## Directions
Of all the lines in the material, how many include the word "standalone"? Give only the number.

## Stored rows
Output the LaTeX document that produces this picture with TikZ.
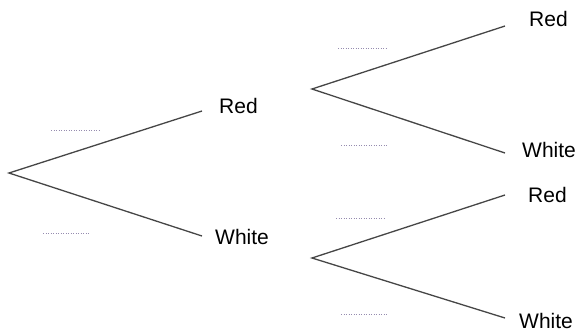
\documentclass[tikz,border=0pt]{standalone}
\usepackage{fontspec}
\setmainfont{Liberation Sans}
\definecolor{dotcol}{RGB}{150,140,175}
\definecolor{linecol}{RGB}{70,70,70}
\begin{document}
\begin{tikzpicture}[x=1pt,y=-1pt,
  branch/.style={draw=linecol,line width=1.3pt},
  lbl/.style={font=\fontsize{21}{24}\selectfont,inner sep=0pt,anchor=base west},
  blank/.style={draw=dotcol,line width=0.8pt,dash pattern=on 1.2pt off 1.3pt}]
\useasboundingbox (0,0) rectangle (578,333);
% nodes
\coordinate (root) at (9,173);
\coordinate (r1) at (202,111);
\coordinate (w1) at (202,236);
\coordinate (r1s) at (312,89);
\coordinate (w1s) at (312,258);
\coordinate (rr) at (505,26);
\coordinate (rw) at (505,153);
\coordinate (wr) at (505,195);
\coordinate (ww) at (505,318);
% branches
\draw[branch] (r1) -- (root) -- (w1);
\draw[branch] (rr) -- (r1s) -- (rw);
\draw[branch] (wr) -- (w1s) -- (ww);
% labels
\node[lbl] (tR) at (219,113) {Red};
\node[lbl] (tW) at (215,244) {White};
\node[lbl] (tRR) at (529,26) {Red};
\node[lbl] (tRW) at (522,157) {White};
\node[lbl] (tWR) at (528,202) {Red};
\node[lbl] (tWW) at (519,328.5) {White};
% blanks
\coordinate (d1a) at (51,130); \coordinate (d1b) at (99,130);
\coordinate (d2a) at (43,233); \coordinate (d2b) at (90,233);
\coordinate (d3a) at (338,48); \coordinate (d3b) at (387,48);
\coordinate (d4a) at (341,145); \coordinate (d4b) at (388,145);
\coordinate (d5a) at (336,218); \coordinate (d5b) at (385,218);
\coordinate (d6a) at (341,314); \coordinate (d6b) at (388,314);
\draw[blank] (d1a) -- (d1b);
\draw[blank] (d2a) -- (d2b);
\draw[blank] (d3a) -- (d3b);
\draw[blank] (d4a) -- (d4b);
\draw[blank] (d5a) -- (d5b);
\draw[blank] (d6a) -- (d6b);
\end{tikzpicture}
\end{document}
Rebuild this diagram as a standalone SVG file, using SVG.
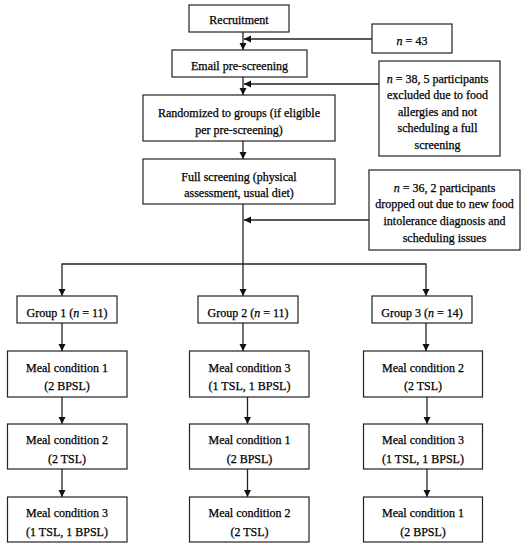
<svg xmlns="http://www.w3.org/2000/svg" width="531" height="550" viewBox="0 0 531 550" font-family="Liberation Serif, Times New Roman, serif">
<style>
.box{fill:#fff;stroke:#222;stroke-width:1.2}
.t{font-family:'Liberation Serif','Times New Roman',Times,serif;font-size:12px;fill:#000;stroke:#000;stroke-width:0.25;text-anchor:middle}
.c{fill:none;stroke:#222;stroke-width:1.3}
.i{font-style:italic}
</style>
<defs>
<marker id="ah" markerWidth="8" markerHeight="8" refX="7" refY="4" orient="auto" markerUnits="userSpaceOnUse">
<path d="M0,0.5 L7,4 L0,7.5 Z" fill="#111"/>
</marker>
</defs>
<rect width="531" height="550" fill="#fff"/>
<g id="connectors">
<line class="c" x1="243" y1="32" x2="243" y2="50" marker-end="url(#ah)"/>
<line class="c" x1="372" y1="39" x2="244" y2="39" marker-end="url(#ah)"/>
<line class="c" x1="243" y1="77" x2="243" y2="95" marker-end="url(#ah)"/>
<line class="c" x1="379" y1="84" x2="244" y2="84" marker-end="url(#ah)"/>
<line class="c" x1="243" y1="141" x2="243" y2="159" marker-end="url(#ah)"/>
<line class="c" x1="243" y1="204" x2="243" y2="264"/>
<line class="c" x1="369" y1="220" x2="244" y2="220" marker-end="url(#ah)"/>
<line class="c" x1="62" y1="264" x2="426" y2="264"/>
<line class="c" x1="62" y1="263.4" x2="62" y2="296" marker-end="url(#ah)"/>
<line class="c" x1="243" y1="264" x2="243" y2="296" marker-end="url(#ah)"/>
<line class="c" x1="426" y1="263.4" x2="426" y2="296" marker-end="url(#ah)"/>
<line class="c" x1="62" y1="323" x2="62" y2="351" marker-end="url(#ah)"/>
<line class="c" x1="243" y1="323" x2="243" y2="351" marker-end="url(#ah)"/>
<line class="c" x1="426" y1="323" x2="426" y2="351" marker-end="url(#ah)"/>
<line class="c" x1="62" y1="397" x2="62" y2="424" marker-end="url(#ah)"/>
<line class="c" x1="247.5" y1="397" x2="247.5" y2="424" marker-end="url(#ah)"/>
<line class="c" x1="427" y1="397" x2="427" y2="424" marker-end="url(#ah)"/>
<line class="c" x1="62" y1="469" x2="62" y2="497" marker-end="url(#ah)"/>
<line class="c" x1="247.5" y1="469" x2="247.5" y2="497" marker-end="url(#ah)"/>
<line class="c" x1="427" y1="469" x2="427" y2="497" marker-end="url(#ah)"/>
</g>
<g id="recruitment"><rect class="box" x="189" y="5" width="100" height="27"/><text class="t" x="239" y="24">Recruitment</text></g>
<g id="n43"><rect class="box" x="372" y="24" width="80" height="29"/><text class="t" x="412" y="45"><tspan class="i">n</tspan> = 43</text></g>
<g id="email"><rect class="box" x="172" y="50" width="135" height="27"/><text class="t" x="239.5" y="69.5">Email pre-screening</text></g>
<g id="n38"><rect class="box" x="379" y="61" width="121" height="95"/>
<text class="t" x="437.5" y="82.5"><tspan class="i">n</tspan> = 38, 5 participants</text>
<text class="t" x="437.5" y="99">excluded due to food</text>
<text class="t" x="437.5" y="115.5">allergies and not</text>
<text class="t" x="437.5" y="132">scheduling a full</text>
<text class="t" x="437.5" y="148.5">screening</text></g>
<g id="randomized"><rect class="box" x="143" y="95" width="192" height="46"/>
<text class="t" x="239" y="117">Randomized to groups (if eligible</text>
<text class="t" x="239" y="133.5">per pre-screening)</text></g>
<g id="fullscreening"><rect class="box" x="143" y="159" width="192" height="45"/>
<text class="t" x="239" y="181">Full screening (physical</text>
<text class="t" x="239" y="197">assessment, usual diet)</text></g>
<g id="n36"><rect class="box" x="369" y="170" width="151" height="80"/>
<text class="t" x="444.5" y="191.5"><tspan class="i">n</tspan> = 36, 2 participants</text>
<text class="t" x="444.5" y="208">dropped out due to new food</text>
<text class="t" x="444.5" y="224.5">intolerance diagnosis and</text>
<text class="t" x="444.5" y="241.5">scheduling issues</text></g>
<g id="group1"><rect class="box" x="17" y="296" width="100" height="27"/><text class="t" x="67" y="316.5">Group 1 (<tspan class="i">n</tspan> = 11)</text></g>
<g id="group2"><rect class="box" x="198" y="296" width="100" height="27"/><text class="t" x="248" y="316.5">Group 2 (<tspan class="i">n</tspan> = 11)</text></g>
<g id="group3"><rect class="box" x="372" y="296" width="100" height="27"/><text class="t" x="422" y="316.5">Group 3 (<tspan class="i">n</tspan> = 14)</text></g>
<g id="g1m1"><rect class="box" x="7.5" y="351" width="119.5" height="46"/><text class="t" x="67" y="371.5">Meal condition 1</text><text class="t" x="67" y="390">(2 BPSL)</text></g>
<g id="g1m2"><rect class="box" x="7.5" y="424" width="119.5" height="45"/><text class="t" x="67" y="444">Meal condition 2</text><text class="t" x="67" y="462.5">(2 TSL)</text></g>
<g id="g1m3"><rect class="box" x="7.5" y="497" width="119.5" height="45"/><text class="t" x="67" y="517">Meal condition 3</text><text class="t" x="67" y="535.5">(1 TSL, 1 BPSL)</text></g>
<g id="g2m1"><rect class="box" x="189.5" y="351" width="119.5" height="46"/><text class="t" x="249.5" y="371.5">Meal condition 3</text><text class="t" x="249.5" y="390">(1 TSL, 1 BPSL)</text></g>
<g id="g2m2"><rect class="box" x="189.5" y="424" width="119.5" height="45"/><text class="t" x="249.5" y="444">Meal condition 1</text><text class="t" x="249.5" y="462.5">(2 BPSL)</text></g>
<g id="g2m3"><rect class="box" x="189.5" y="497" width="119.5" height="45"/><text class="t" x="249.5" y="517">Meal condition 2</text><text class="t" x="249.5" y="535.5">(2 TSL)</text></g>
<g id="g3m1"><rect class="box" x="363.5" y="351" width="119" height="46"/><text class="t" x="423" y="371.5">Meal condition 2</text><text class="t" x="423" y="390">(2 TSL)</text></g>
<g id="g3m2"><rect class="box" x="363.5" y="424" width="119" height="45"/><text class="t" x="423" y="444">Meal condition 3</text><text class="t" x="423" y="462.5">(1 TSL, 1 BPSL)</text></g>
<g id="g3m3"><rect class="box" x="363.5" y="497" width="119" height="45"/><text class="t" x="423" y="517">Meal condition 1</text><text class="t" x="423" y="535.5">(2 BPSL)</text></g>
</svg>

## Answer to this problem
2